Democratic West Virginia Sen. Joe Manchin voted with all 49 present Republicans to advance the amendment shortly after midnight Wednesday morning. Senators proposed more than 1,000 amendments during the vote-a-rama, which ended at 4 a.m. Following the vote-a-rama, the Senate passed the $3.5 trillion budget resolution in a party-line vote, with Republican South Dakota Sen. Mike Rounds absent.

“Growing up, I was taught, as I suspect most of you were, that America is a great and noble nation, in large part because, as Lincoln put it, all men are created equal,” Cotton said during a floor speech in support of his amendment.

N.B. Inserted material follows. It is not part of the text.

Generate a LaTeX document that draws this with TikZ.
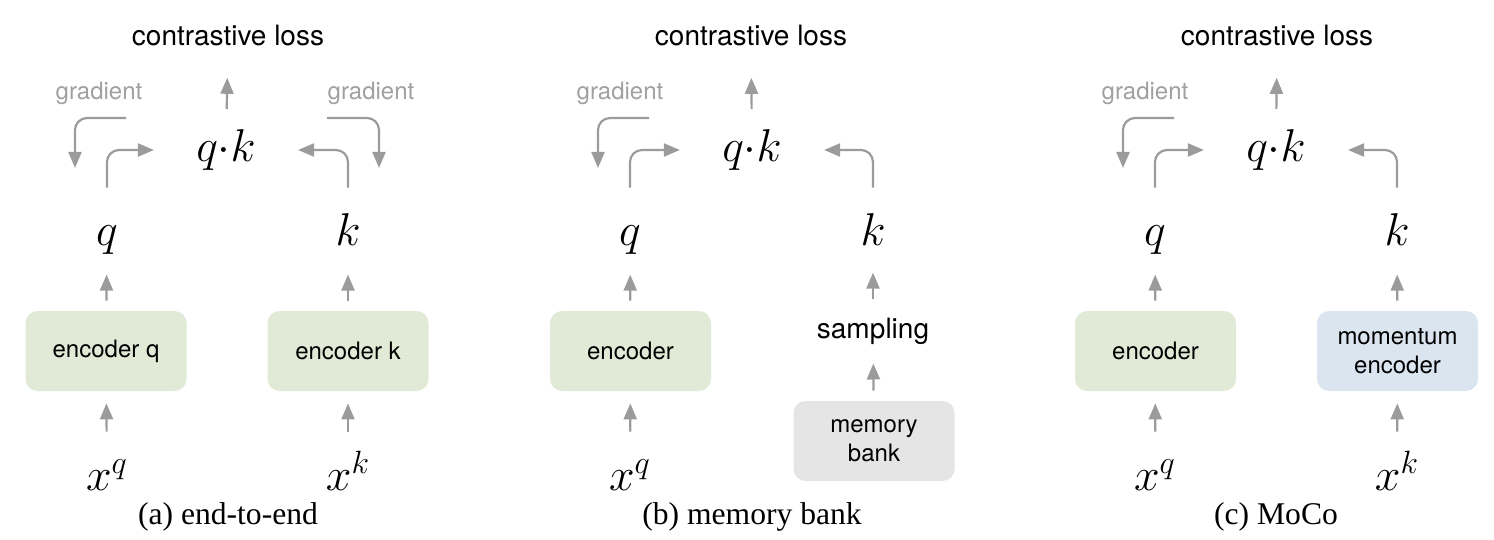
\RequirePackage{fix-cm}
\documentclass[tikz,border=0pt]{standalone}
\usepackage{amsmath}
\usepackage{fontspec}
\newfontfamily\helv{TeX Gyre Heros}
\newfontfamily\capfont{Liberation Serif}
\usepackage{tikz}
\usetikzlibrary{arrows.meta}

\definecolor{arrowgray}{RGB}{155,155,155}
\definecolor{gradgray}{RGB}{160,160,160}
\definecolor{encgreen}{RGB}{225,234,214}
\definecolor{momblue}{RGB}{218,229,240}
\definecolor{bankgray}{RGB}{229,229,229}

\begin{document}
\begin{tikzpicture}[
    x=0.5pt, y=-0.5pt,
    sym_style/.style={font=\fontsize{23}{28}\selectfont, inner sep=0pt, text height=16pt, text depth=4.6pt},
    loss_style/.style={font=\helv\fontsize{14}{16}\selectfont, inner sep=0pt, anchor=base},
    grad_style/.style={font=\helv\fontsize{12}{14}\selectfont, text=gradgray, inner sep=0pt, anchor=base},
    box_style/.style={rounded corners=6pt, minimum width=80.5pt, minimum height=40pt, inner sep=0pt, align=center, font=\helv\fontsize{12}{14.5}\selectfont},
    cap_style/.style={font=\capfont\fontsize{15.8}{18}\selectfont, inner sep=0pt, anchor=base},
    flow/.style={draw=arrowgray, line width=1.1pt, -{Triangle[length=8pt,width=6.5pt]}},
    bend_flow/.style={flow, rounded corners=6pt}
]
\useasboundingbox (0,0) rectangle (1494,540);

% (a) end-to-end
\node[loss_style] (lossA) at (228,46) {contrastive loss};
\node[sym_style] (qkA) at (226,150) {$q{\cdot}k$};
\node[sym_style] (qA) at (107,233.6) {$q$};
\node[sym_style] (kA) at (348,233.6) {$k$};
\node[box_style, fill=encgreen] (encqA) at (106,351) {encoder q};
\node[box_style, fill=encgreen] (enckA) at (348,351) {encoder k};
\node[sym_style] (xqA) at (107,478.6) {$x^q$};
\node[sym_style] (xkA) at (348,478.6) {$x^k$};
\node[cap_style] (capA) at (228,524) {(a) end-to-end};
\node[grad_style] (gradqA) at (99,100) {gradient};
\node[grad_style] (gradkA) at (371,100) {gradient};
\coordinate (gqA1) at (126,118);
\coordinate (gqA2) at (75,168);
\coordinate (gkA1) at (327,118);
\coordinate (gkA2) at (379,168);

\draw[flow, shorten <=13pt, shorten >=6pt] (xqA) -- (encqA);
\draw[flow, shorten <=13pt, shorten >=6pt] (xkA) -- (enckA);
\draw[flow, shorten <=5pt, shorten >=10pt] (encqA) -- (qA);
\draw[flow, shorten <=5pt, shorten >=10pt] (enckA) -- (kA);
\draw[bend_flow, shorten <=12.5pt, shorten >=21pt] (qA) |- (qkA);
\draw[bend_flow, shorten <=12.5pt, shorten >=21pt] (kA) |- (qkA);
\draw[flow, shorten <=10pt, shorten >=15.5pt] (qkA) -- (lossA);
\draw[bend_flow] (gqA1) -| (gqA2);
\draw[bend_flow] (gkA1) -| (gkA2);

% (b) memory bank
\node[loss_style] (lossB) at (751,46) {contrastive loss};
\node[sym_style] (qkB) at (752,150) {$q{\cdot}k$};
\node[sym_style] (qB) at (630,233.6) {$q$};
\node[sym_style] (kB) at (873,233.6) {$k$};
\node[box_style, fill=encgreen] (encB) at (630.5,351) {encoder};
\node[loss_style] (sampB) at (873,338) {sampling};
\node[box_style, fill=bankgray] (bankB) at (874,441) {memory\\bank};
\node[sym_style] (xqB) at (630,478.6) {$x^q$};
\node[cap_style] (capB) at (752,524) {(b) memory bank};
\node[grad_style] (gradqB) at (620,100) {gradient};
\coordinate (gqB1) at (649,118);
\coordinate (gqB2) at (598,168);

\draw[flow, shorten <=13pt, shorten >=6pt] (xqB) -- (encB);
\draw[flow, shorten <=5pt, shorten >=10pt] (encB) -- (qB);
\draw[flow, shorten <=5pt, shorten >=9.5pt] (bankB) -- (sampB);
\draw[flow, shorten <=9pt, shorten >=9pt] (sampB) -- (kB);
\draw[bend_flow, shorten <=12.5pt, shorten >=21pt] (qB) |- (qkB);
\draw[bend_flow, shorten <=12.5pt, shorten >=21pt] (kB) |- (qkB);
\draw[flow, shorten <=10pt, shorten >=15.5pt] (qkB) -- (lossB);
\draw[bend_flow] (gqB1) -| (gqB2);

% (c) MoCo
\node[loss_style] (lossC) at (1277,46) {contrastive loss};
\node[sym_style] (qkC) at (1276,150) {$q{\cdot}k$};
\node[sym_style] (qC) at (1155,233.6) {$q$};
\node[sym_style] (kC) at (1397,233.6) {$k$};
\node[box_style, fill=encgreen] (encC) at (1155.5,351) {encoder};
\node[box_style, fill=momblue] (momC) at (1397.5,351) {momentum\\encoder};
\node[sym_style] (xqC) at (1155,478.6) {$x^q$};
\node[sym_style] (xkC) at (1397,478.6) {$x^k$};
\node[cap_style] (capC) at (1276,524) {(c) MoCo};
\node[grad_style] (gradqC) at (1145,100) {gradient};
\coordinate (gqC1) at (1174,118);
\coordinate (gqC2) at (1123,168);

\draw[flow, shorten <=13pt, shorten >=6pt] (xqC) -- (encC);
\draw[flow, shorten <=13pt, shorten >=6pt] (xkC) -- (momC);
\draw[flow, shorten <=5pt, shorten >=10pt] (encC) -- (qC);
\draw[flow, shorten <=5pt, shorten >=10pt] (momC) -- (kC);
\draw[bend_flow, shorten <=12.5pt, shorten >=21pt] (qC) |- (qkC);
\draw[bend_flow, shorten <=12.5pt, shorten >=21pt] (kC) |- (qkC);
\draw[flow, shorten <=10pt, shorten >=15.5pt] (qkC) -- (lossC);
\draw[bend_flow] (gqC1) -| (gqC2);

\end{tikzpicture}
\end{document}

“Sadly, today some want to replace our founding principles with an un-American ideology called critical race theory,” Cotton continued. “They want to teach our children that America is not a good nation, but a racist nation. Those teachings are wrong, and our tax dollars should not support them.”

Manchin did not immediately respond to the Daily Caller’s request for comment.

He voted in favor of advancing the budget resolution, but called the price tag “simply irresponsible.”

Cotton has introduced multiple bills addressing CRT, which holds that America is fundamentally racist, yet teaches individuals to view every social interaction and person in terms of race. Its adherents pursue “antiracism” through the end of merit, objective truth and the adoption of race-based policies. The amendment passed Wednesday morning does not define CRT. (RELATED: ‘Ideological Poison’: Tom Cotton Slams Military’s Promotion Of Critical Race Theory)

At least six states have passed bills purporting to ban concepts associated with CRT in K-12 education, and legislatures in at least 20 more are considering similar legislation. Proponents claim that the bills are necessary to combat left-wing ideas in education, while opponents argue that they are impermissibly vague and will be ineffective.